==== RAW DATA
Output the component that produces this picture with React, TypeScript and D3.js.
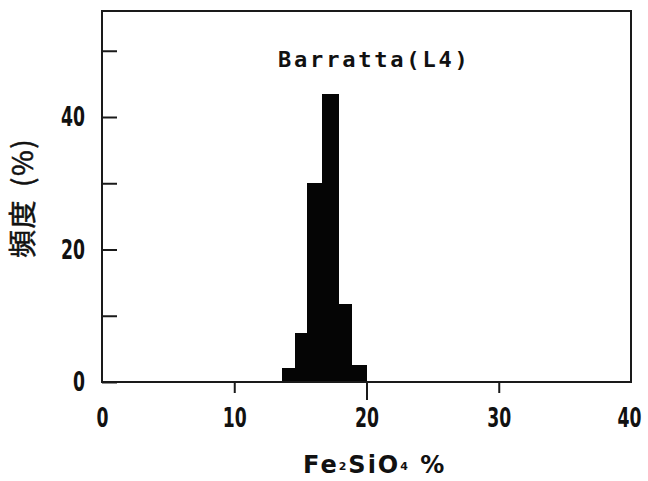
import React, { useRef, useEffect } from "react";
import * as d3 from "d3";

// histogram bins (Fe2SiO4 %)
const binEdges = [13.6, 14.6, 15.5, 16.6, 17.9, 18.9, 20.0];
const freqs = [2.1, 7.4, 30.0, 43.5, 11.8, 2.6];

const xTicks = [0, 10, 20, 30, 40];
const yTicks = [0, 10, 20, 30, 40, 50];
const yLabels = [0, 20, 40];
const title = "Barratta(L4)";

const W = 648;
const H = 481;
const left = 102;
const right = 631;
const top = 11;
const bottom = 382;

const numFont = "'DejaVu Sans Condensed', 'DejaVu Sans', sans-serif";
const squeeze = 0.71; // narrow digits like the printed figure

const App = () => {
  const svgRef = useRef<SVGSVGElement>(null);

  useEffect(() => {
    const svg = d3.select(svgRef.current);
    svg.selectAll("*").remove();

    const x = d3.scaleLinear().domain([0, 40]).range([left, right]);
    const y = d3.scaleLinear().domain([0, 56]).range([bottom, top]);

    // bars
    svg
      .append("g")
      .attr("shape-rendering", "crispEdges")
      .selectAll("rect")
      .data(freqs)
      .join("rect")
      .attr("x", (d, i) => Math.round(x(binEdges[i])))
      .attr("width", (d, i) => Math.round(x(binEdges[i + 1])) - Math.round(x(binEdges[i])))
      .attr("y", (d) => y(d))
      .attr("height", (d) => y(0) - y(d))
      .attr("fill", "#050505");

    // frame
    svg
      .append("rect")
      .attr("x", left)
      .attr("y", top)
      .attr("width", right - left)
      .attr("height", bottom - top)
      .attr("fill", "none")
      .attr("stroke", "#1a1a1a")
      .attr("stroke-width", 2);

    const styleNums = (sel: any) =>
      sel
        .attr("fill", "#111")
        .style("font-family", numFont)
        .style("font-weight", "bold")
        .style("font-size", "27px");

    const yAxis = d3
      .axisLeft(y)
      .tickValues(yTicks)
      .tickSize(-15)
      .tickPadding(17)
      .tickFormat((d) => (yLabels.includes(+d) ? String(d) : ""));
    const gy = svg.append("g").attr("transform", `translate(${left},0)`).call(yAxis);
    gy.select(".domain").remove();
    gy.selectAll("line").attr("stroke", "#1a1a1a").attr("stroke-width", 2);
    gy.selectAll(".tick").filter((d: any) => !yLabels.includes(d)).select("text").remove();
    styleNums(gy.selectAll("text"))
      .attr("x", -17 / squeeze)
      .attr("transform", `scale(${squeeze},1)`);

    const xAxis = d3.axisBottom(x).tickValues(xTicks).tickSize(11).tickPadding(15).tickFormat(d3.format("d"));
    const gx = svg.append("g").attr("transform", `translate(0,${bottom})`).call(xAxis);
    gx.select(".domain").remove();
    gx.selectAll("line")
      .attr("stroke", "#1a1a1a")
      .attr("stroke-width", 2)
      .attr("y2", (d: any) => (d === 0 || d === 40 ? 0 : d === 20 ? 18 : 11));
    styleNums(gx.selectAll("text")).attr("transform", `scale(${squeeze},1)`);
    // keep the last label inside the page
    gx.selectAll("text").filter((d: any) => d === 40).attr("x", -2 / squeeze);

    // title
    svg
      .append("text")
      .attr("x", 278)
      .attr("y", 67)
      .attr("fill", "#111")
      .style("font-family", "'DejaVu Sans Mono', monospace")
      .style("font-weight", "bold")
      .style("font-size", "22px")
      .style("letter-spacing", "2.8px")
      .text(title);

    // x label
    const xl = svg
      .append("text")
      .attr("x", 303)
      .attr("y", 473)
      .attr("fill", "#111")
      .style("font-family", "'DejaVu Sans', sans-serif")
      .style("font-weight", "bold")
      .style("font-size", "24px")
      .style("letter-spacing", "2px");
    xl.append("tspan").text("Fe");
    xl.append("tspan").attr("dy", -3).style("font-size", "11px").text("2");
    xl.append("tspan").attr("dy", 3).text("SiO");
    xl.append("tspan").attr("dy", -3).style("font-size", "11px").text("4");
    xl.append("tspan").attr("dy", 3).text(" %");

    // y label
    const yl = svg
      .append("text")
      .attr("transform", "translate(33,258) rotate(-90)")
      .attr("text-anchor", "start")
      .attr("fill", "#111")
      .attr("stroke", "#111")
      .attr("stroke-width", 0.5)
      .style("font-family", "'Noto Sans CJK JP', sans-serif")
      .style("font-size", "28px")
      .style("letter-spacing", "1.5px");
    yl.append("tspan").text("頻度");
    yl.append("tspan").attr("dx", 12).text("(%)");
  }, []);

  return (
    <svg
      ref={svgRef}
      width={W}
      height={H}
      style={{ display: "block", position: "absolute", left: 0, top: 0, background: "#fff" }}
    />
  );
};

export default App;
========
THE PROBLEM:
Repeat all the data as it stands, dropping any images it holds.

RESPONSE:
Output the component that produces this picture with React, TypeScript and D3.js.
import React, { useRef, useEffect } from "react";
import * as d3 from "d3";

// histogram bins (Fe2SiO4 %)
const binEdges = [13.6, 14.6, 15.5, 16.6, 17.9, 18.9, 20.0];
const freqs = [2.1, 7.4, 30.0, 43.5, 11.8, 2.6];

const xTicks = [0, 10, 20, 30, 40];
const yTicks = [0, 10, 20, 30, 40, 50];
const yLabels = [0, 20, 40];
const title = "Barratta(L4)";

const W = 648;
const H = 481;
const left = 102;
const right = 631;
const top = 11;
const bottom = 382;

const numFont = "'DejaVu Sans Condensed', 'DejaVu Sans', sans-serif";
const squeeze = 0.71; // narrow digits like the printed figure

const App = () => {
  const svgRef = useRef<SVGSVGElement>(null);

  useEffect(() => {
    const svg = d3.select(svgRef.current);
    svg.selectAll("*").remove();

    const x = d3.scaleLinear().domain([0, 40]).range([left, right]);
    const y = d3.scaleLinear().domain([0, 56]).range([bottom, top]);

    // bars
    svg
      .append("g")
      .attr("shape-rendering", "crispEdges")
      .selectAll("rect")
      .data(freqs)
      .join("rect")
      .attr("x", (d, i) => Math.round(x(binEdges[i])))
      .attr("width", (d, i) => Math.round(x(binEdges[i + 1])) - Math.round(x(binEdges[i])))
      .attr("y", (d) => y(d))
      .attr("height", (d) => y(0) - y(d))
      .attr("fill", "#050505");

    // frame
    svg
      .append("rect")
      .attr("x", left)
      .attr("y", top)
      .attr("width", right - left)
      .attr("height", bottom - top)
      .attr("fill", "none")
      .attr("stroke", "#1a1a1a")
      .attr("stroke-width", 2);

    const styleNums = (sel: any) =>
      sel
        .attr("fill", "#111")
        .style("font-family", numFont)
        .style("font-weight", "bold")
        .style("font-size", "27px");

    const yAxis = d3
      .axisLeft(y)
      .tickValues(yTicks)
      .tickSize(-15)
      .tickPadding(17)
      .tickFormat((d) => (yLabels.includes(+d) ? String(d) : ""));
    const gy = svg.append("g").attr("transform", `translate(${left},0)`).call(yAxis);
    gy.select(".domain").remove();
    gy.selectAll("line").attr("stroke", "#1a1a1a").attr("stroke-width", 2);
    gy.selectAll(".tick").filter((d: any) => !yLabels.includes(d)).select("text").remove();
    styleNums(gy.selectAll("text"))
      .attr("x", -17 / squeeze)
      .attr("transform", `scale(${squeeze},1)`);

    const xAxis = d3.axisBottom(x).tickValues(xTicks).tickSize(11).tickPadding(15).tickFormat(d3.format("d"));
    const gx = svg.append("g").attr("transform", `translate(0,${bottom})`).call(xAxis);
    gx.select(".domain").remove();
    gx.selectAll("line")
      .attr("stroke", "#1a1a1a")
      .attr("stroke-width", 2)
      .attr("y2", (d: any) => (d === 0 || d === 40 ? 0 : d === 20 ? 18 : 11));
    styleNums(gx.selectAll("text")).attr("transform", `scale(${squeeze},1)`);
    // keep the last label inside the page
    gx.selectAll("text").filter((d: any) => d === 40).attr("x", -2 / squeeze);

    // title
    svg
      .append("text")
      .attr("x", 278)
      .attr("y", 67)
      .attr("fill", "#111")
      .style("font-family", "'DejaVu Sans Mono', monospace")
      .style("font-weight", "bold")
      .style("font-size", "22px")
      .style("letter-spacing", "2.8px")
      .text(title);

    // x label
    const xl = svg
      .append("text")
      .attr("x", 303)
      .attr("y", 473)
      .attr("fill", "#111")
      .style("font-family", "'DejaVu Sans', sans-serif")
      .style("font-weight", "bold")
      .style("font-size", "24px")
      .style("letter-spacing", "2px");
    xl.append("tspan").text("Fe");
    xl.append("tspan").attr("dy", -3).style("font-size", "11px").text("2");
    xl.append("tspan").attr("dy", 3).text("SiO");
    xl.append("tspan").attr("dy", -3).style("font-size", "11px").text("4");
    xl.append("tspan").attr("dy", 3).text(" %");

    // y label
    const yl = svg
      .append("text")
      .attr("transform", "translate(33,258) rotate(-90)")
      .attr("text-anchor", "start")
      .attr("fill", "#111")
      .attr("stroke", "#111")
      .attr("stroke-width", 0.5)
      .style("font-family", "'Noto Sans CJK JP', sans-serif")
      .style("font-size", "28px")
      .style("letter-spacing", "1.5px");
    yl.append("tspan").text("頻度");
    yl.append("tspan").attr("dx", 12).text("(%)");
  }, []);

  return (
    <svg
      ref={svgRef}
      width={W}
      height={H}
      style={{ display: "block", position: "absolute", left: 0, top: 0, background: "#fff" }}
    />
  );
};

export default App;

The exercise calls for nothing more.